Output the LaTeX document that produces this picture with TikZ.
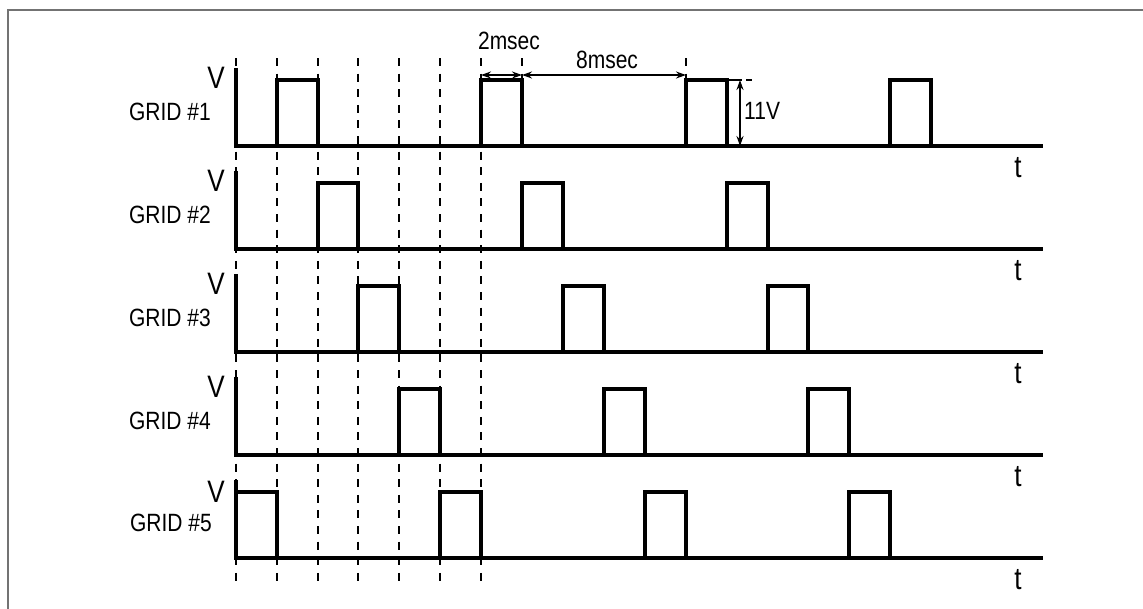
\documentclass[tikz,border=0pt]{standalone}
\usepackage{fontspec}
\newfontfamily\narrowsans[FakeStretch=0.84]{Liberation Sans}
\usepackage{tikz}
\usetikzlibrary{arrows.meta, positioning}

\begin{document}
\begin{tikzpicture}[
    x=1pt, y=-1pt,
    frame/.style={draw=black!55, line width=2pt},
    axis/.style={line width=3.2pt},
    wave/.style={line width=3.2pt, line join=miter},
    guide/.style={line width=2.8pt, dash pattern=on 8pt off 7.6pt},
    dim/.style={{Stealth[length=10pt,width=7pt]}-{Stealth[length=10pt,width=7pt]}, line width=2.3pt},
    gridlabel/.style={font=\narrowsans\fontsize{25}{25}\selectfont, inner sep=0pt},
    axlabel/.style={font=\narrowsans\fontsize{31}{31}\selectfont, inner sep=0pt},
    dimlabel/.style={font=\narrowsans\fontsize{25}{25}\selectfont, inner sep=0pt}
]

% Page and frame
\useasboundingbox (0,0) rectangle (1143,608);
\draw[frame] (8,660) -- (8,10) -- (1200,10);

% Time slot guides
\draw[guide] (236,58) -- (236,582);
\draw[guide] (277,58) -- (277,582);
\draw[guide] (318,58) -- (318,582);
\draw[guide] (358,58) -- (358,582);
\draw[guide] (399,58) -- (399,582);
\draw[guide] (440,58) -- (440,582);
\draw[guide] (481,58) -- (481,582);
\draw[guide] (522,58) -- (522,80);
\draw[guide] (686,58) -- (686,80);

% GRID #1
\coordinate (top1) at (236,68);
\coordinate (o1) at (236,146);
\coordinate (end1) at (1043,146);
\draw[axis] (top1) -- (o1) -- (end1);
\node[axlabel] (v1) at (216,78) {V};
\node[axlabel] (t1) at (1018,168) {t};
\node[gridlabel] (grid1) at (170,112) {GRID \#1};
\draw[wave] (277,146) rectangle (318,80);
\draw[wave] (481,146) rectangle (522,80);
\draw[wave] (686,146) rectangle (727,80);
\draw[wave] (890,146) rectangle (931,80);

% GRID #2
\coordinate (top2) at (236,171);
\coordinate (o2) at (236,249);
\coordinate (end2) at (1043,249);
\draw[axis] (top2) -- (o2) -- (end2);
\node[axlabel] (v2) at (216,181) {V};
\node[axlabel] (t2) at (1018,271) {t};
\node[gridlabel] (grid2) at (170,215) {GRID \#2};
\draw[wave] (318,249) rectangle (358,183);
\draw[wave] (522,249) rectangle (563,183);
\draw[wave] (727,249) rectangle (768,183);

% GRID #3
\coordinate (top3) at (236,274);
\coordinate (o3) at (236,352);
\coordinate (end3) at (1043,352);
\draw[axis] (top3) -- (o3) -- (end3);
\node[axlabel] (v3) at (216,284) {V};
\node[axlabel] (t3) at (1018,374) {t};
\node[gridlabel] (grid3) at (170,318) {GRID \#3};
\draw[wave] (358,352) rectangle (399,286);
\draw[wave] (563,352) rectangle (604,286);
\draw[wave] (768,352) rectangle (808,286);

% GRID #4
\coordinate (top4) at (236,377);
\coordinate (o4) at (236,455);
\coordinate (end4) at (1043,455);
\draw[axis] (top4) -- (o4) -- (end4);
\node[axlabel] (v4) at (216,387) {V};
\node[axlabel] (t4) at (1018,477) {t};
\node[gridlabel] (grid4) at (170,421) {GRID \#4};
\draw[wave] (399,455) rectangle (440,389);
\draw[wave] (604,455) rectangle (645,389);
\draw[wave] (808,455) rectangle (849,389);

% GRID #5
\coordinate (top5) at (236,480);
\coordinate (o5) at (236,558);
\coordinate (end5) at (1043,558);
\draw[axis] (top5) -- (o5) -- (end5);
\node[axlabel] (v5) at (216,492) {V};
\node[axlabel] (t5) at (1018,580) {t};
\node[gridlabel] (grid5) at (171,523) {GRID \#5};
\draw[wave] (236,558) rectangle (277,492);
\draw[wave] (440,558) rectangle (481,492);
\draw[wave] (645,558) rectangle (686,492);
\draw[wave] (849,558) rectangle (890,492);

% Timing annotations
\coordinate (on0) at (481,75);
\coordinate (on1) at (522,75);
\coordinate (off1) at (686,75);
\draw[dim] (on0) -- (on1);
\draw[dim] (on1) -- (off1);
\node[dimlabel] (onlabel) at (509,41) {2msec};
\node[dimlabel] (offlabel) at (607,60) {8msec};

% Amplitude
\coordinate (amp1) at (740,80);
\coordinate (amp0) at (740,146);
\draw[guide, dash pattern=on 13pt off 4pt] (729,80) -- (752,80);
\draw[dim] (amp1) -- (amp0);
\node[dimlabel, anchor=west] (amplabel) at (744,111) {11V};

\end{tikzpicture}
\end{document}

━━━━━━━━━━━━━━━━━━━━

_WRITTEN TASK:_ From the material above, copy everything exactly but the pictures.

_OUTPUT OF THE EXERCISE:_
Output the LaTeX document that produces this picture with TikZ.
\documentclass[tikz,border=0pt]{standalone}
\usepackage{fontspec}
\newfontfamily\narrowsans[FakeStretch=0.84]{Liberation Sans}
\usepackage{tikz}
\usetikzlibrary{arrows.meta, positioning}

\begin{document}
\begin{tikzpicture}[
    x=1pt, y=-1pt,
    frame/.style={draw=black!55, line width=2pt},
    axis/.style={line width=3.2pt},
    wave/.style={line width=3.2pt, line join=miter},
    guide/.style={line width=2.8pt, dash pattern=on 8pt off 7.6pt},
    dim/.style={{Stealth[length=10pt,width=7pt]}-{Stealth[length=10pt,width=7pt]}, line width=2.3pt},
    gridlabel/.style={font=\narrowsans\fontsize{25}{25}\selectfont, inner sep=0pt},
    axlabel/.style={font=\narrowsans\fontsize{31}{31}\selectfont, inner sep=0pt},
    dimlabel/.style={font=\narrowsans\fontsize{25}{25}\selectfont, inner sep=0pt}
]

% Page and frame
\useasboundingbox (0,0) rectangle (1143,608);
\draw[frame] (8,660) -- (8,10) -- (1200,10);

% Time slot guides
\draw[guide] (236,58) -- (236,582);
\draw[guide] (277,58) -- (277,582);
\draw[guide] (318,58) -- (318,582);
\draw[guide] (358,58) -- (358,582);
\draw[guide] (399,58) -- (399,582);
\draw[guide] (440,58) -- (440,582);
\draw[guide] (481,58) -- (481,582);
\draw[guide] (522,58) -- (522,80);
\draw[guide] (686,58) -- (686,80);

% GRID #1
\coordinate (top1) at (236,68);
\coordinate (o1) at (236,146);
\coordinate (end1) at (1043,146);
\draw[axis] (top1) -- (o1) -- (end1);
\node[axlabel] (v1) at (216,78) {V};
\node[axlabel] (t1) at (1018,168) {t};
\node[gridlabel] (grid1) at (170,112) {GRID \#1};
\draw[wave] (277,146) rectangle (318,80);
\draw[wave] (481,146) rectangle (522,80);
\draw[wave] (686,146) rectangle (727,80);
\draw[wave] (890,146) rectangle (931,80);

% GRID #2
\coordinate (top2) at (236,171);
\coordinate (o2) at (236,249);
\coordinate (end2) at (1043,249);
\draw[axis] (top2) -- (o2) -- (end2);
\node[axlabel] (v2) at (216,181) {V};
\node[axlabel] (t2) at (1018,271) {t};
\node[gridlabel] (grid2) at (170,215) {GRID \#2};
\draw[wave] (318,249) rectangle (358,183);
\draw[wave] (522,249) rectangle (563,183);
\draw[wave] (727,249) rectangle (768,183);

% GRID #3
\coordinate (top3) at (236,274);
\coordinate (o3) at (236,352);
\coordinate (end3) at (1043,352);
\draw[axis] (top3) -- (o3) -- (end3);
\node[axlabel] (v3) at (216,284) {V};
\node[axlabel] (t3) at (1018,374) {t};
\node[gridlabel] (grid3) at (170,318) {GRID \#3};
\draw[wave] (358,352) rectangle (399,286);
\draw[wave] (563,352) rectangle (604,286);
\draw[wave] (768,352) rectangle (808,286);

% GRID #4
\coordinate (top4) at (236,377);
\coordinate (o4) at (236,455);
\coordinate (end4) at (1043,455);
\draw[axis] (top4) -- (o4) -- (end4);
\node[axlabel] (v4) at (216,387) {V};
\node[axlabel] (t4) at (1018,477) {t};
\node[gridlabel] (grid4) at (170,421) {GRID \#4};
\draw[wave] (399,455) rectangle (440,389);
\draw[wave] (604,455) rectangle (645,389);
\draw[wave] (808,455) rectangle (849,389);

% GRID #5
\coordinate (top5) at (236,480);
\coordinate (o5) at (236,558);
\coordinate (end5) at (1043,558);
\draw[axis] (top5) -- (o5) -- (end5);
\node[axlabel] (v5) at (216,492) {V};
\node[axlabel] (t5) at (1018,580) {t};
\node[gridlabel] (grid5) at (171,523) {GRID \#5};
\draw[wave] (236,558) rectangle (277,492);
\draw[wave] (440,558) rectangle (481,492);
\draw[wave] (645,558) rectangle (686,492);
\draw[wave] (849,558) rectangle (890,492);

% Timing annotations
\coordinate (on0) at (481,75);
\coordinate (on1) at (522,75);
\coordinate (off1) at (686,75);
\draw[dim] (on0) -- (on1);
\draw[dim] (on1) -- (off1);
\node[dimlabel] (onlabel) at (509,41) {2msec};
\node[dimlabel] (offlabel) at (607,60) {8msec};

% Amplitude
\coordinate (amp1) at (740,80);
\coordinate (amp0) at (740,146);
\draw[guide, dash pattern=on 13pt off 4pt] (729,80) -- (752,80);
\draw[dim] (amp1) -- (amp0);
\node[dimlabel, anchor=west] (amplabel) at (744,111) {11V};

\end{tikzpicture}
\end{document}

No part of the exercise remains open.